The plea bargain discussions were disclosed by prosecutors in their second request for an extension of the time needed before they were required to file an indictment.
In that filing, the government said that it needed the time to continue those plea bargain talks and that consideration outweighed any interest the defendant or the public may have in a speedy trial.
While the language of the extension, including mention of ongoing settlement talks, is fairly standard, it is somewhat unusual, defense attorneys who practice at the federal bar in New York say, for the government to ask for an extension in a case where the defendant has confessed, and most especially in a high profile case such as this one.

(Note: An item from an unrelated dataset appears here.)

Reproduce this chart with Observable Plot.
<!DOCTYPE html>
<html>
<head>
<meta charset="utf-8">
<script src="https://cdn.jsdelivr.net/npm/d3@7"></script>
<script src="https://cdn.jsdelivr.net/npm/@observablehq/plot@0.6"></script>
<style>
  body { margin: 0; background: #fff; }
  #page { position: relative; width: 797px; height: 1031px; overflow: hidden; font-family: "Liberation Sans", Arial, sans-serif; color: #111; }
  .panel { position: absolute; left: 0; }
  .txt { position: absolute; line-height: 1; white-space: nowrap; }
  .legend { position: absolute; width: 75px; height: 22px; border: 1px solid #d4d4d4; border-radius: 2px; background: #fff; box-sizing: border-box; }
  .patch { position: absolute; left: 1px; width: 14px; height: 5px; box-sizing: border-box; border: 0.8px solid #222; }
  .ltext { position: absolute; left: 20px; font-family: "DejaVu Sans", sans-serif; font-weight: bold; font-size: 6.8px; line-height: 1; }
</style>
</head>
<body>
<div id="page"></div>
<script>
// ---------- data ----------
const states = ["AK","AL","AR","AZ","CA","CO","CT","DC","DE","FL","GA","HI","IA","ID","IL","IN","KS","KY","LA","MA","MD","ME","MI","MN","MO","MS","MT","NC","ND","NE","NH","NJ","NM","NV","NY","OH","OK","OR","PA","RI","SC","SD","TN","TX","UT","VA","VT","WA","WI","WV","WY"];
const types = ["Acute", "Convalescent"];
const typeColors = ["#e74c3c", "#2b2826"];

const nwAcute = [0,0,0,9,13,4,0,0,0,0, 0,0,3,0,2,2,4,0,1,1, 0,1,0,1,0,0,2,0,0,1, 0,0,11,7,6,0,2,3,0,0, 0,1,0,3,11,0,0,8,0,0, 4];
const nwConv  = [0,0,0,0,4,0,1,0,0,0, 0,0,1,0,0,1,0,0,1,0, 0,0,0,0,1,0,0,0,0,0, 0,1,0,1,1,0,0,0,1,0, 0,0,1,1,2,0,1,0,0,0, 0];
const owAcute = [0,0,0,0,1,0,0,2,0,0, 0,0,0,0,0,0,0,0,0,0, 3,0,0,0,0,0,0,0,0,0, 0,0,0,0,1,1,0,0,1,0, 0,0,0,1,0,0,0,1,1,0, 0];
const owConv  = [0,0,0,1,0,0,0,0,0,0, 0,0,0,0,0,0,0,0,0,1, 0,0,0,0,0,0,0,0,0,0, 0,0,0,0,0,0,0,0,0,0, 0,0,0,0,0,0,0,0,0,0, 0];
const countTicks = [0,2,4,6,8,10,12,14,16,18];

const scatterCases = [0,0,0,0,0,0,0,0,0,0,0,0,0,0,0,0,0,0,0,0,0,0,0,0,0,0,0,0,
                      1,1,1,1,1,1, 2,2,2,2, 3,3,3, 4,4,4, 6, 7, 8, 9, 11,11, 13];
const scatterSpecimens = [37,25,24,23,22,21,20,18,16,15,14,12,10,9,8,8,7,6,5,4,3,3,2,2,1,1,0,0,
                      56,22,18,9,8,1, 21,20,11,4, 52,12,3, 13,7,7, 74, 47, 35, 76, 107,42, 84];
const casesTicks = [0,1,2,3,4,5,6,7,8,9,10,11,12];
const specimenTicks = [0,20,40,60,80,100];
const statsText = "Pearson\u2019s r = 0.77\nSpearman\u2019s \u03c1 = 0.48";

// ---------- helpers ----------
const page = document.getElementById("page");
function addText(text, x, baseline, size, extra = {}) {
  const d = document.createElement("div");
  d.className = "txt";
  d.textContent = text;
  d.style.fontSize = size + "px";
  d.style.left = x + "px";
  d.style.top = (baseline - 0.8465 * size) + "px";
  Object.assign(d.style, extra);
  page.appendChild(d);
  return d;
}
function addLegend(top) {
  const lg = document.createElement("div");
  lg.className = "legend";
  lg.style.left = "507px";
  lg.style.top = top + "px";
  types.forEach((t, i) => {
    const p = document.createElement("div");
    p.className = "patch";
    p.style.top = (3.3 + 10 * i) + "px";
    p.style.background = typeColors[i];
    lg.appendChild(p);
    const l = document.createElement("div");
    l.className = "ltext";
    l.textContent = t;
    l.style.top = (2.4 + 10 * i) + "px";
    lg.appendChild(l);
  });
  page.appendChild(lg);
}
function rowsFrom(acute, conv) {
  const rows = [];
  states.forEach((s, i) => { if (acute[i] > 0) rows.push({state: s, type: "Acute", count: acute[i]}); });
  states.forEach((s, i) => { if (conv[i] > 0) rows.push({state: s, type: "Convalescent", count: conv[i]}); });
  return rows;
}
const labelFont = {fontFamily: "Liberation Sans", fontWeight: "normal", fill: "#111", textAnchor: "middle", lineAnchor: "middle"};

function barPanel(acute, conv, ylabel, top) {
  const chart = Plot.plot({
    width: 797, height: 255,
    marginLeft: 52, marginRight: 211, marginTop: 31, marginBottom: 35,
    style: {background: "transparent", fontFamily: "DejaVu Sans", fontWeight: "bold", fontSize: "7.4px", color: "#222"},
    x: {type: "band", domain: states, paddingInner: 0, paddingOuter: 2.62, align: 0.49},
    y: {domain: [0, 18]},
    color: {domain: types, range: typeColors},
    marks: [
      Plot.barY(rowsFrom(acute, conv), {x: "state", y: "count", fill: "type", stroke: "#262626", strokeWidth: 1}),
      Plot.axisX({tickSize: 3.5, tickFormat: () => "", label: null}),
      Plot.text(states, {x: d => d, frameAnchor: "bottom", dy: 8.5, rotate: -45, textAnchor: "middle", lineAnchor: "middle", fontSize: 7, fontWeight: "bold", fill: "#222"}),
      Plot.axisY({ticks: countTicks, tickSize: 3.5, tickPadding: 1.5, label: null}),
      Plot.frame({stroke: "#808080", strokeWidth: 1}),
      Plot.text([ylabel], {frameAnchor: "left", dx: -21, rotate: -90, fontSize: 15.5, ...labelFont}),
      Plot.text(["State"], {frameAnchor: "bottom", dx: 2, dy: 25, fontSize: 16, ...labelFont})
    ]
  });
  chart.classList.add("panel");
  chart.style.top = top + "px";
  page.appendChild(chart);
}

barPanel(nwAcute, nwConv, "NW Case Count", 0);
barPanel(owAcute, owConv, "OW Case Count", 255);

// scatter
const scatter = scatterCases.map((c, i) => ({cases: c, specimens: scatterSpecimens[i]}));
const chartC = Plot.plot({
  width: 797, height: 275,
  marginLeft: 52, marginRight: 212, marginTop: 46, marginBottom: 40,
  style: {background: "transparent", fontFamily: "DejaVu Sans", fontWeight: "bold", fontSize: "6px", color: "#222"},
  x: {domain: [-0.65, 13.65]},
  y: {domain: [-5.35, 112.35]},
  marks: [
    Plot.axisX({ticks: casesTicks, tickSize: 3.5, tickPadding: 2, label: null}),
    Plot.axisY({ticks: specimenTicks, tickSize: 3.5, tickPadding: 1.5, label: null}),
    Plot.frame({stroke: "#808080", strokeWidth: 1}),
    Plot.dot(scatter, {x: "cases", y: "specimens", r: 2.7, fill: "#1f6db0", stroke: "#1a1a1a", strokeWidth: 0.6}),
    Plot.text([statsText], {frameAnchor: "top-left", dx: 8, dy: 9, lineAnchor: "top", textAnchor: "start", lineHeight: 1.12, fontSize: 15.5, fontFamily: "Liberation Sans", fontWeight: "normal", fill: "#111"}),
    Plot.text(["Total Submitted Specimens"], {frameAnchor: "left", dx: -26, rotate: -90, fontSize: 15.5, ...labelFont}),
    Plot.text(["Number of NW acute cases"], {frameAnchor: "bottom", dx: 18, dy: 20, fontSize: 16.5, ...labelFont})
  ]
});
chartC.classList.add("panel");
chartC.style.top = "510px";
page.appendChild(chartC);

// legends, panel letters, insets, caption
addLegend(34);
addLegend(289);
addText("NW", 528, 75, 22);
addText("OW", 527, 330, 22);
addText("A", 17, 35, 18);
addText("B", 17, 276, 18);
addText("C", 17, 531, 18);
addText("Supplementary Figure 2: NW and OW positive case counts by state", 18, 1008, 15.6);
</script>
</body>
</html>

In the Massachusetts complaint, the Secretary of State's Securities Division stated that it sought to revoke the Securities registration of Madoff feeder fund Cohmad Securities Corporation "for failing to provide information about its relationship with the Bernard L. Madoff firm. 'Specifically, the Division sought to determine whether the businesses and finances of Cohmad and Madoff Investments were so intertwined that they could be viewed as a common enterprise, and not as separate entities, for purposes of imputing liability and obtaining investor relief,'" the administrative complaint explains.
According to Galvin, the principals of Cohmad failed to respond to subpoenas or, if they did, failed to provide complete responses. "We cannot tolerate licensed securities dealers who refuse to assist in the detection and prosecution of fraud," Galvin said in a statement.